The range of the project demands coordinating different experts. The team will be based in Switzerland (Université de Neuchâtel), but we will have partners in Argentina (Universidad de Buenos Aires) and Spain (Universidad de Extremadura, Universitat Autònoma de Barcelona). The team will approach the texts from three complementary angles: 1) rhetorical history and rhetorical analysis, 2) career studies, and 3) gender studies:
1) The rhetorical approach will define digressions in general and as they were understood at the time, and will contextualize Cervantes’ and Lope’s innovations in the landscape of contemporary literary theory. In addition, the rhetorical approach will classify the digressions in our corpus and explain their evolution.
2) The career criticism approach will study self-reflective digressions as trait of late style, as well as a strategic movement that Cervantes and Lope used to react to professional stimuli.
3) The gender studies approach will examine how Cervantes and Lope related digressive literature to different styles: natural language, courtly conversation, and, in particular, feminine talk, as they conceived it. In addition, we will examine whether contemporary female writers (Zayas) adopted this trait for their female narrators.

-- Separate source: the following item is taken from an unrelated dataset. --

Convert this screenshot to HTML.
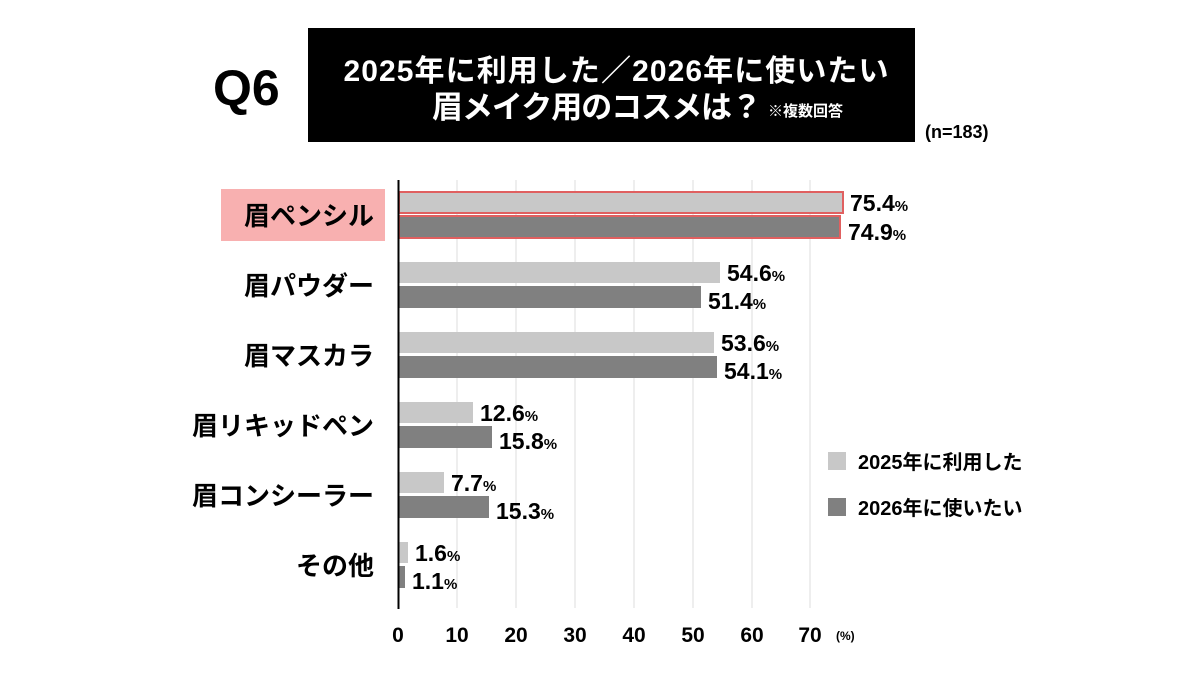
<!DOCTYPE html>
<html><head><meta charset="utf-8"><style>
body{margin:0;background:#fff;width:1200px;height:675px;overflow:hidden}
text{font-family:"Liberation Sans","Noto Sans CJK JP",sans-serif;font-weight:bold}
</style></head><body>
<svg width="1200" height="675" xmlns="http://www.w3.org/2000/svg">
<rect x="308" y="28" width="607" height="114" fill="#000"/>
<text x="213" y="105" font-size="50" fill="#000">Q6</text>
<text x="616" y="81" font-size="30" fill="#fff" text-anchor="middle" textLength="545">2025年に利用した／2026年に使いたい</text>
<text x="432" y="118" font-size="31" fill="#fff" textLength="330">眉メイク用のコスメは？</text>
<text x="768" y="116" font-size="15" fill="#fff">※複数回答</text>
<text x="925" y="138" font-size="18" fill="#000">(n=183)</text>
<g stroke="#ddd" stroke-width="1">
<line x1="457" y1="180" x2="457" y2="608"/><line x1="516" y1="180" x2="516" y2="608"/>
<line x1="575" y1="180" x2="575" y2="608"/><line x1="634" y1="180" x2="634" y2="608"/>
<line x1="693" y1="180" x2="693" y2="608"/><line x1="752" y1="180" x2="752" y2="608"/>
<line x1="810" y1="180" x2="810" y2="608"/>
</g>
<rect x="221" y="189" width="164" height="52" fill="#f8b0b0"/>
<g fill="#c8c8c8">
<rect x="399" y="192" width="444" height="21" stroke="#e06060" stroke-width="2"/>
<rect x="399" y="262" width="321" height="21"/>
<rect x="399" y="332" width="315" height="21"/>
<rect x="399" y="402" width="74" height="21"/>
<rect x="399" y="472" width="45" height="21"/>
<rect x="399" y="542" width="9" height="21"/>
</g>
<g fill="#808080">
<rect x="399" y="216" width="441" height="22" stroke="#e06060" stroke-width="2"/>
<rect x="399" y="286" width="302" height="22"/>
<rect x="399" y="356" width="318" height="22"/>
<rect x="399" y="426" width="93" height="22"/>
<rect x="399" y="496" width="90" height="22"/>
<rect x="399" y="566" width="6" height="22"/>
</g>
<line x1="398.5" y1="180" x2="398.5" y2="609" stroke="#000" stroke-width="2"/>
<g font-size="23" fill="#000">
<text x="850" y="211">75.4<tspan font-size="15">%</tspan></text>
<text x="848" y="240">74.9<tspan font-size="15">%</tspan></text>
<text x="727" y="281">54.6<tspan font-size="15">%</tspan></text>
<text x="708" y="309">51.4<tspan font-size="15">%</tspan></text>
<text x="721" y="351">53.6<tspan font-size="15">%</tspan></text>
<text x="724" y="379">54.1<tspan font-size="15">%</tspan></text>
<text x="480" y="421">12.6<tspan font-size="15">%</tspan></text>
<text x="499" y="449">15.8<tspan font-size="15">%</tspan></text>
<text x="451" y="491">7.7<tspan font-size="15">%</tspan></text>
<text x="496" y="519">15.3<tspan font-size="15">%</tspan></text>
<text x="415" y="561">1.6<tspan font-size="15">%</tspan></text>
<text x="412" y="589">1.1<tspan font-size="15">%</tspan></text>
</g>
<g font-size="26" fill="#000" text-anchor="end">
<text x="374" y="225">眉ペンシル</text>
<text x="374" y="295">眉パウダー</text>
<text x="374" y="365">眉マスカラ</text>
<text x="374" y="435">眉リキッドペン</text>
<text x="374" y="505">眉コンシーラー</text>
<text x="374" y="575">その他</text>
</g>
<g font-size="21" fill="#000" text-anchor="middle">
<text x="398" y="642">0</text><text x="457" y="642">10</text><text x="516" y="642">20</text>
<text x="575" y="642">30</text><text x="634" y="642">40</text><text x="693" y="642">50</text>
<text x="752" y="642">60</text><text x="810" y="642">70</text>
</g>
<text x="836" y="640" font-size="12">(%)</text>
<rect x="828" y="452" width="18" height="18" fill="#c8c8c8"/>
<text x="858" y="469" font-size="20">2025年に利用した</text>
<rect x="828" y="498" width="18" height="18" fill="#808080"/>
<text x="858" y="515" font-size="20">2026年に使いたい</text>
</svg>
</body></html>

The results will show the originality and significance of Cervantes’ and Lope’s digressive style (self-reflective digressions), their points in common, their differences, and the reasons that explain them. In addition, we will examine the subversive potential of digressive style, as it casts doubts on the very nature of narration, on literary and philosophical ideas (about literary genres, relevance, taxonomy), and specifically on gender roles, and on how they influence our ideas about literature. Our project will prove that Cervantes’ and Lope’s digressions were an invitation to reflect on literature that was rarely understood at the time, but which shaped Western ideas about fiction and denounces preconceptions on gender.

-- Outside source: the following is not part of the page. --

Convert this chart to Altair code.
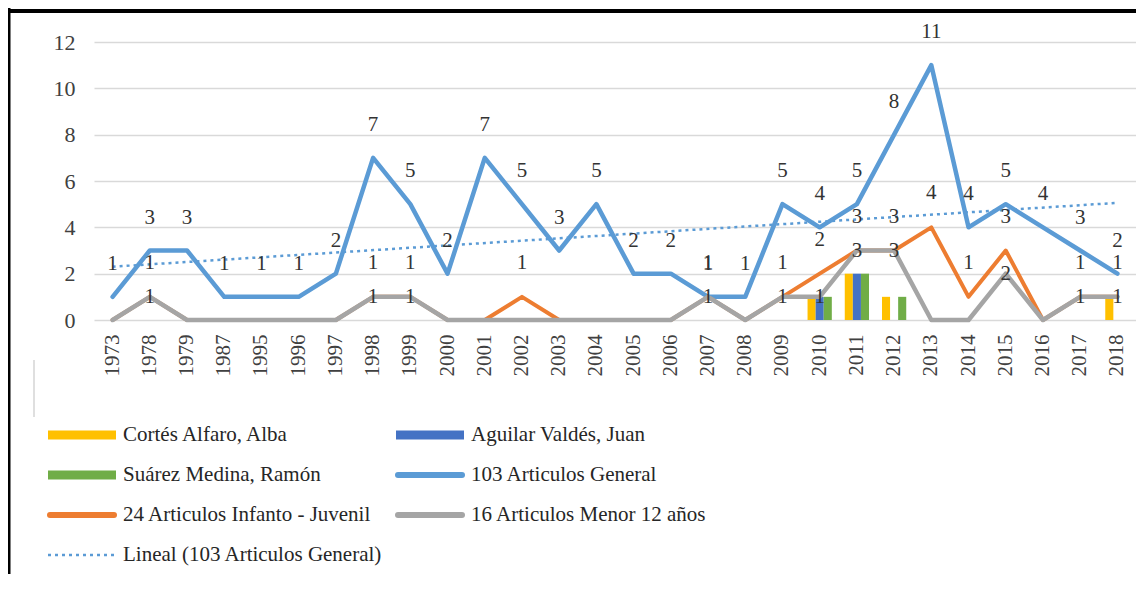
import json
import altair as alt
import pandas as pd

# ---------------- data ----------------
years = ["1973", "1978", "1979", "1987", "1995", "1996", "1997", "1998", "1999", "2000",
         "2001", "2002", "2003", "2004", "2005", "2006", "2007", "2008", "2009", "2010",
         "2011", "2012", "2013", "2014", "2015", "2016", "2017", "2018"]
general = [1, 3, 3, 1, 1, 1, 2, 7, 5, 2, 7, 5, 3, 5, 2, 2, 1, 1, 5, 4, 5, 8, 11, 4, 5, 4, 3, 2]
infanto = [0, 1, 0, 0, 0, 0, 0, 1, 1, 0, 0, 1, 0, 0, 0, 0, 1, 0, 1, 2, 3, 3, 4, 1, 3, 0, 1, 1]
menor   = [0, 1, 0, 0, 0, 0, 0, 1, 1, 0, 0, 0, 0, 0, 0, 0, 1, 0, 1, 1, 3, 3, 0, 0, 2, 0, 1, 1]
cortes  = [0, 0, 0, 0, 0, 0, 0, 0, 0, 0, 0, 0, 0, 0, 0, 0, 0, 0, 0, 1, 2, 1, 0, 0, 0, 0, 0, 1]
aguilar = [0, 0, 0, 0, 0, 0, 0, 0, 0, 0, 0, 0, 0, 0, 0, 0, 0, 0, 0, 1, 2, 0, 0, 0, 0, 0, 0, 0]
suarez  = [0, 0, 0, 0, 0, 0, 0, 0, 0, 0, 0, 0, 0, 0, 0, 0, 0, 0, 0, 1, 2, 1, 0, 0, 0, 0, 0, 0]

bar_names = ["Cortés Alfaro, Alba", "Aguilar Valdés, Juan", "Suárez Medina, Ramón"]
legend_names = ["Cortés Alfaro, Alba", "Aguilar Valdés, Juan", "Suárez Medina, Ramón",
                "103 Articulos General", "24 Articulos Infanto - Juvenil",
                "16 Articulos Menor 12 años", "Lineal (103 Articulos General)"]
legend_kinds = ["bar", "bar", "bar", "line", "line", "line", "trend"]
colors = ["#FFC000", "#4472C4", "#70AD47", "#5B9BD5", "#ED7D31", "#A5A5A5", "#5B9BD5"]

FONT = "'Liberation Serif', 'Times New Roman', 'DejaVu Serif', serif"
TXT = "#333333"

df = pd.DataFrame({
    "year": years, "idx": list(range(len(years))),
    "general": general, "infanto": infanto, "menor": menor,
    bar_names[0]: cortes, bar_names[1]: aguilar, bar_names[2]: suarez,
})

color_scale = alt.Scale(domain=legend_names, range=colors)

x_axis = alt.Axis(labelAngle=-90, labelFont=FONT, labelFontSize=21, labelColor="#404040",
                  ticks=False, tickSize=0, domain=False, grid=False, labelPadding=14)
x_scale = alt.Scale(type="band", domain=years, paddingInner=0, paddingOuter=0)
y_scale = alt.Scale(domain=[0, 12], nice=False, zero=True)
y_axis = alt.Axis(values=[0, 2, 4, 6, 8, 10, 12], labelFont=FONT, labelFontSize=22,
                  labelColor="#404040", ticks=False, domain=False, gridColor="#D9D9D9",
                  gridWidth=1.3, labelPadding=19)


def xe(field="year"):
    return alt.X(f"{field}:N", sort=years, scale=x_scale, axis=x_axis, title=None, bandPosition=0.5)


base = alt.Chart(df)

bars = base.transform_fold(bar_names, as_=["key", "val"]).mark_bar().encode(
    x=alt.X("year:N", sort=years, scale=x_scale, axis=x_axis, title=None),
    xOffset=alt.XOffset("key:N", sort=bar_names,
                        scale=alt.Scale(domain=bar_names, paddingInner=0, paddingOuter=0.8)),
    y=alt.Y("val:Q", scale=y_scale, axis=y_axis, title=None),
    color=alt.Color("key:N", scale=color_scale, legend=None),
)

def line(field, color, width):
    return base.mark_line(color=color, strokeWidth=width, strokeJoin="round", strokeCap="round").encode(
        x=xe(), y=alt.Y(f"{field}:Q", scale=y_scale, axis=y_axis, title=None))

l_gen = line("general", "#5B9BD5", 4.5)
l_inf = line("infanto", "#ED7D31", 4)
l_men = line("menor", "#A5A5A5", 4.5)

trend = base.transform_regression("idx", "general", method="linear").transform_calculate(
    year=f"{json.dumps(years)}[datum.idx]"
).mark_line(color="#5B9BD5", strokeWidth=2.5, strokeDash=[3, 4]).encode(
    x=xe(), y=alt.Y("general:Q", scale=y_scale, axis=y_axis, title=None))

def labels(field, dy):
    return base.transform_filter(f"datum.{field} > 0").mark_text(
        font=FONT, fontSize=21, color=TXT, dy=dy, baseline="middle", align="center").encode(
        x=xe(), y=alt.Y(f"{field}:Q", scale=y_scale, axis=y_axis, title=None),
        text=alt.Text(f"{field}:Q"))

t_gen = labels("general", -33)
t_inf = labels("infanto", -34)
t_men = labels("menor", 0)

main = alt.layer(bars, l_gen, l_inf, l_men, trend, t_gen, t_inf, t_men)

# ---------------- manual legend ----------------
leg_df = pd.DataFrame({"name": legend_names, "kind": legend_kinds, "i": list(range(len(legend_names)))})
leg = alt.Chart(leg_df).transform_calculate(row="floor(datum.i / 2)", col="datum.i % 2")
lx = alt.X("col:Q", scale=alt.Scale(domain=[0, 1], range=[-12, 336], nice=False, zero=False), axis=None)
ly = alt.Y("row:Q", scale=alt.Scale(domain=[0, 3], range=[393, 513], nice=False, zero=False), axis=None)
lc = alt.Color("name:N", scale=color_scale, legend=None)

sym_bar = leg.transform_filter("datum.kind == 'bar'").mark_rule(
    strokeWidth=9, xOffset=-34, x2Offset=34).encode(x=lx, x2="col:Q", y=ly, color=lc)
sym_line = leg.transform_filter("datum.kind == 'line'").mark_rule(
    strokeWidth=6, strokeCap="round", xOffset=-32, x2Offset=32).encode(x=lx, x2="col:Q", y=ly, color=lc)
sym_trend = leg.transform_filter("datum.kind == 'trend'").mark_rule(
    strokeWidth=2.5, strokeDash=[3, 4], xOffset=-34, x2Offset=34).encode(x=lx, x2="col:Q", y=ly, color=lc)
sym_text = leg.mark_text(align="left", baseline="middle", dx=41, font=FONT, fontSize=21,
                         color="#262626").encode(x=lx, y=ly, text="name:N")
legend_layer = alt.layer(sym_bar, sym_line, sym_trend, sym_text)

# ---------------- decoration (frame) ----------------
one = alt.Data(values=[{"a": 1}])
frame_top = alt.Chart(one).mark_rule(color="black", strokeWidth=4).encode(
    x=alt.value(-86), x2=alt.value(1042), y=alt.value(-31))
frame_left = alt.Chart(one).mark_rule(color="black", strokeWidth=4).encode(
    x=alt.value(-85.5), y=alt.value(-34), y2=alt.value(540))
artifact = alt.Chart(one).mark_rule(color="#D4D4D4", strokeWidth=1.5).encode(
    x=alt.value(-60), y=alt.value(318), y2=alt.value(375))

chart = alt.layer(main, legend_layer, frame_top, frame_left, artifact).resolve_scale(
    x="independent", y="independent", color="independent"
).properties(
    width=1042, height=278,
    padding={"left": 86, "top": 34, "right": 0, "bottom": 254},
    autosize=alt.AutoSizeParams(type="none"),
    background="white",
).configure_view(strokeWidth=0)

chart.save("out.html", embed_options={"renderer": "svg", "actions": False})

The outcomes of this project shall be:
1) a monograph on self-reflective digressions in Golden Age Spain;
2) two doctoral dissertations on a) Early-Modern theory on digressions; b) Digressions in Cervantes’ and Lope’s late narrative works;
3) one international congress dedicated to digressions in Golden Age literature in general and in Cervantes and Lope in particular (Neuchâtel, 2027);
4) four articles in peer-reviewed journals;
5) one monographic issue in a peer-reviewed journal with selected articles from the congress.